Nic to, że tak dobrego wyniku w sejmikach partia Jarosława Kaczyńskiego nie miała jeszcze nigdy. Ważne, że w Warszawie wygrał kandydat "namaszczony" przez Hannę Gronkiewicz-Waltz, Rafał Trzaskowski. Albo raczej ważne, że nie wygrał ten znienawidzony nie wiadomo tak naprawdę za co Patryk Jaki. 

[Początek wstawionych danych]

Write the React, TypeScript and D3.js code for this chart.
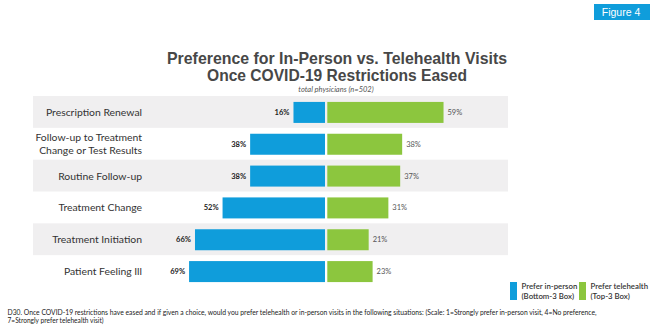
import React from "react";
import * as d3 from "d3";

const categories: string[][] = [
  ["Prescription Renewal"],
  ["Follow-up to Treatment", "Change or Test Results"],
  ["Routine Follow-up"],
  ["Treatment Change"],
  ["Treatment Initiation"],
  ["Patient Feeling Ill"],
];
const inPerson: number[] = [16, 38, 38, 52, 66, 69];
const telehealth: number[] = [59, 38, 37, 31, 21, 23];
const titleLines = [
  "Preference for In-Person vs. Telehealth Visits",
  "Once COVID-19 Restrictions Eased",
];
const subtitle = "total physicians (n=502)";
const legendItems = [
  { lines: ["Prefer in-person", "(Bottom-3 Box)"], key: "in" },
  { lines: ["Prefer telehealth", "(Top-3 Box)"], key: "tele" },
];
const footnote = [
  "D30. Once COVID-19 restrictions have eased and if given a choice, would you prefer telehealth or in-person visits in the following situations: (Scale: 1=Strongly prefer in-person visit, 4=No preference,",
  "7=Strongly prefer telehealth visit)",
];
const badge = "Figure 4";

const BLUE = "#0f9ddb";
const GREEN = "#8cc63e";
const BAND = "#f0eff0";

export default function App() {
  const W = 650;
  const H = 336;
  const idx = categories.map((_, i) => String(i));
  const y = d3.scaleBand<string>().domain(idx).range([96, 287]).paddingInner(0);
  const xL = d3.scaleLinear().domain([0, 100]).range([325, 128]);
  const xR = d3.scaleLinear().domain([0, 100]).range([327.3, 524.3]);
  const barH = 21;
  const bw = y.bandwidth();
  const color = d3.scaleOrdinal<string, string>().domain(["in", "tele"]).range([BLUE, GREEN]);

  return (
    <svg
      width={W}
      height={H}
      style={{ position: "absolute", left: 0, top: 0, background: "#fff" }}
      fontFamily="Lato, 'Open Sans', sans-serif"
    >
      {/* badge */}
      <rect x={594} y={4} width={56} height={16} fill={BLUE} />
      <text
        x={621}
        y={16}
        textAnchor="middle"
        fill="#fff"
        fontSize={10.5}
        fontFamily="'Liberation Sans Narrow', sans-serif"
      >
        {badge}
      </text>

      {/* title */}
      <text
        x={337}
        y={63.5}
        textAnchor="middle"
        fill="#474747"
        fontWeight="bold"
        fontSize={16.5}
        fontFamily="'Liberation Sans Narrow', sans-serif"
        textLength={340}
        lengthAdjust="spacingAndGlyphs"
      >
        {titleLines[0]}
      </text>
      <text
        x={337}
        y={81}
        textAnchor="middle"
        fill="#474747"
        fontWeight="bold"
        fontSize={16.5}
        fontFamily="'Liberation Sans Narrow', sans-serif"
        textLength={260}
        lengthAdjust="spacingAndGlyphs"
      >
        {titleLines[1]}
      </text>
      <text x={336} y={91.5} textAnchor="middle" fill="#555" fontStyle="italic" fontSize={7.5}>
        {subtitle}
      </text>

      {/* rows */}
      {categories.map((lines, i) => {
        const y0 = y(String(i))!;
        const cy = y0 + bw / 2;
        const by = cy - barH / 2 + 0.5;
        return (
          <g key={i}>
            {i % 2 === 0 && <rect x={33} y={y0} width={475} height={bw} fill={BAND} />}
            {lines.map((t, j) => (
              <text
                key={j}
                x={142}
                y={cy + 4 + (j - (lines.length - 1) / 2) * 12.7}
                textAnchor="end"
                fill="#333"
                fontSize={10.4}
              >
                {t}
              </text>
            ))}
            <rect x={xL(inPerson[i])} y={by} width={xL(0) - xL(inPerson[i])} height={barH} fill={BLUE} />
            <rect x={xR(0)} y={by} width={xR(telehealth[i]) - xR(0)} height={barH} fill={GREEN} />
            <text
              x={xL(inPerson[i]) - 4}
              y={cy + 3}
              textAnchor="end"
              fontSize={7.5}
              fontWeight="bold"
              fill="#222"
            >
              {inPerson[i]}%
            </text>
            <text x={xR(telehealth[i]) + 4} y={cy + 3} fontSize={7.5} fill="#555">
              {telehealth[i]}%
            </text>
          </g>
        );
      })}

      {/* legend */}
      {legendItems.map((it, k) => {
        const sx = k === 0 ? 510 : 579;
        return (
          <g key={it.key}>
            <rect x={sx} y={282} width={7} height={18} fill={color(it.key)} />
            {it.lines.map((t, j) => (
              <text key={j} x={sx + 11.5} y={289 + j * 10} fontSize={7.8} fill="#333" fontWeight={600}>
                {t}
              </text>
            ))}
          </g>
        );
      })}

      {/* footnote */}
      <text x={7.5} y={315} fontSize={6.6} fill="#222" textLength={589} lengthAdjust="spacingAndGlyphs">
        {footnote[0]}
      </text>
      <text x={7.5} y={322.5} fontSize={6.6} fill="#222">
        {footnote[1]}
      </text>
    </svg>
  );
}
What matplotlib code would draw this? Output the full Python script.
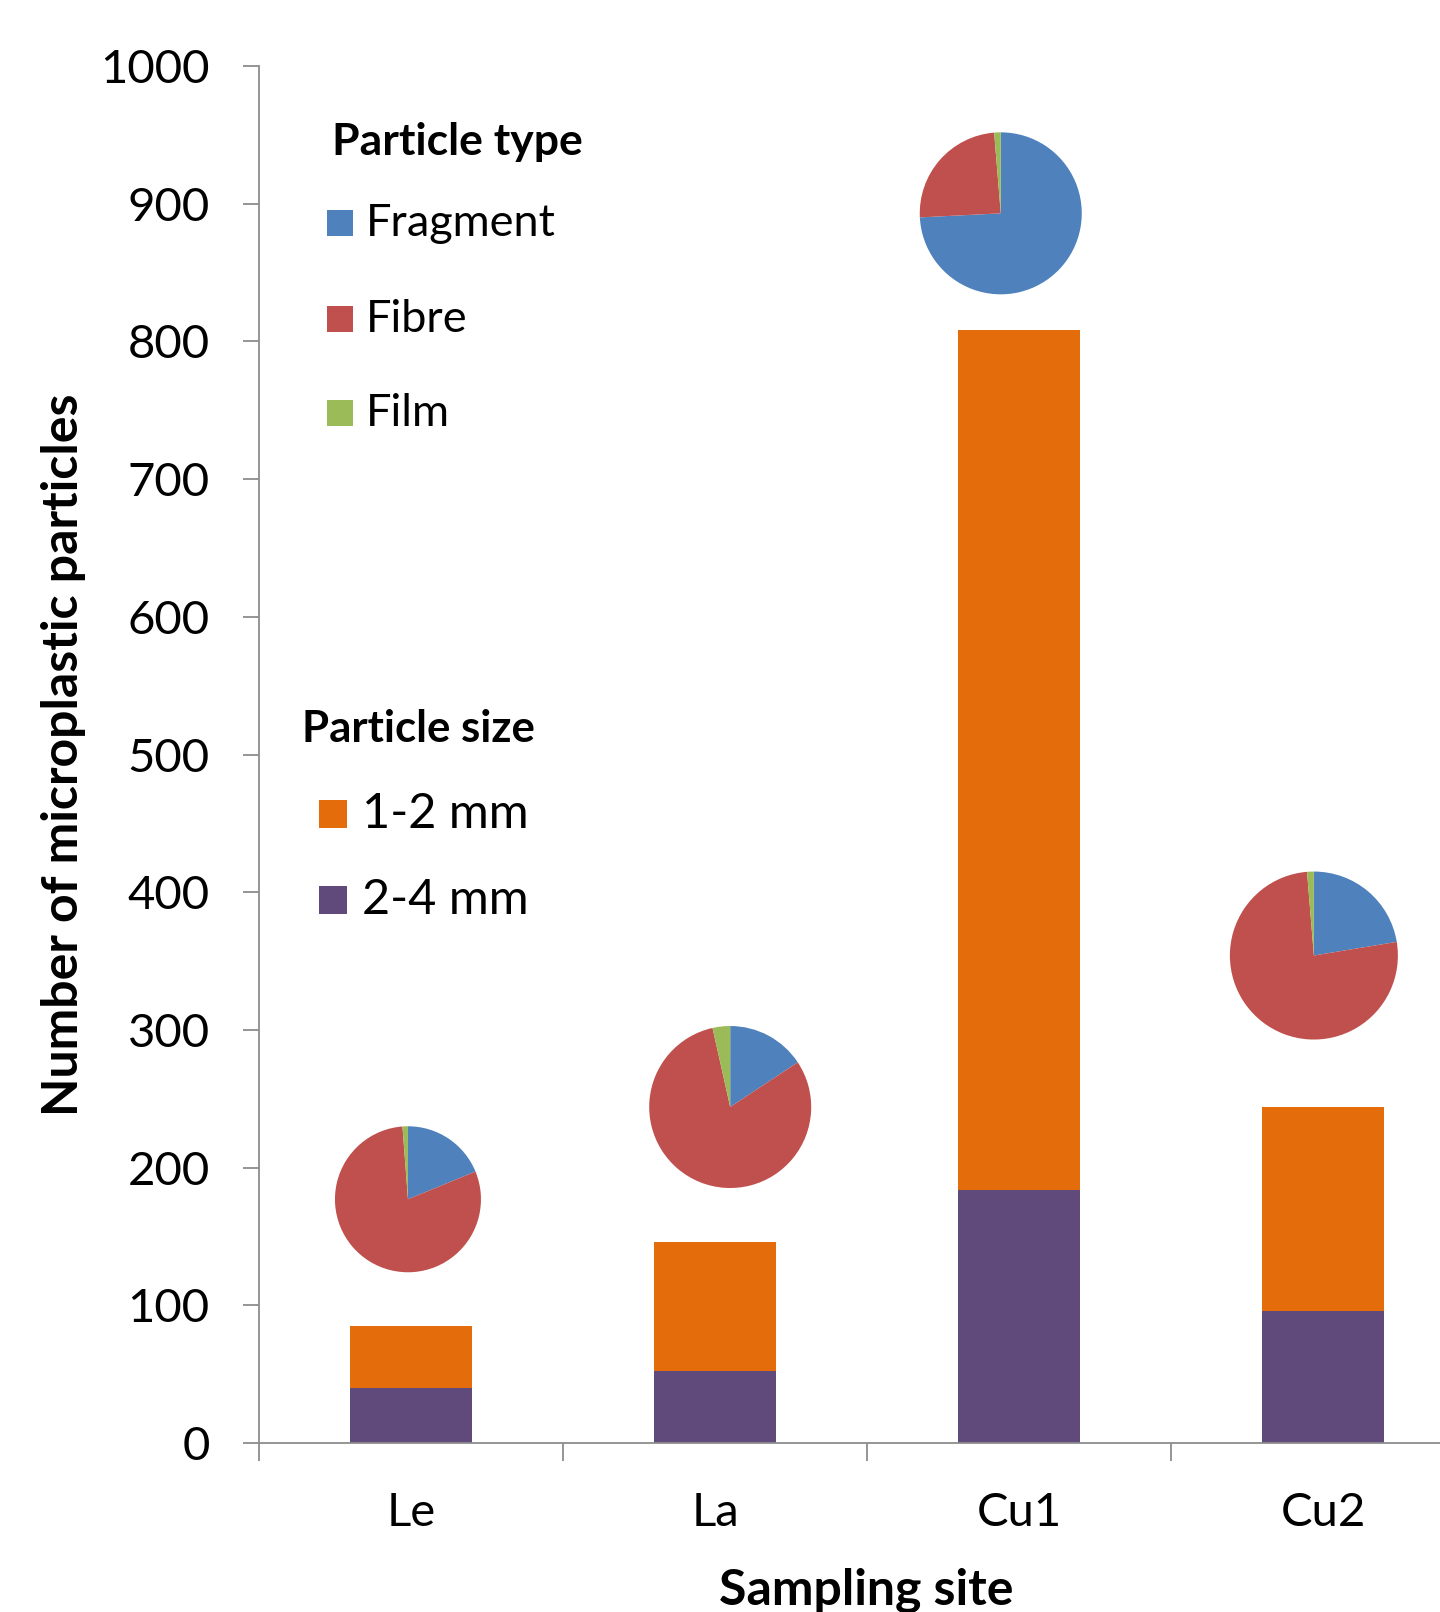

Oprócz demonstrowania radości, celebryci demonstrują jednak nierzadko także inną cechę. Mowa o totalnym jak opozycja Grzegorza Schetyny oderwaniu od rzeczywistości... Doskonały przykład to wczorajszy wpis Marcina Mellera. Dziennikarz TVN ogłosił na Facebooku, że... 21 października 2018 r. "skończył się w Polsce pisizm". Skojarzenie nasuwa się samo, ale na wszelki wypadek Meller dołączył "materiał źródłowy".

 

Żenujące, że Meller nie widzi co najmniej kilku podstawowych różnic i używa, choć wytartego, oklepanego i wielokrotnie ośmieszonego, to jednak przemawiającego do wyobraźni porównania.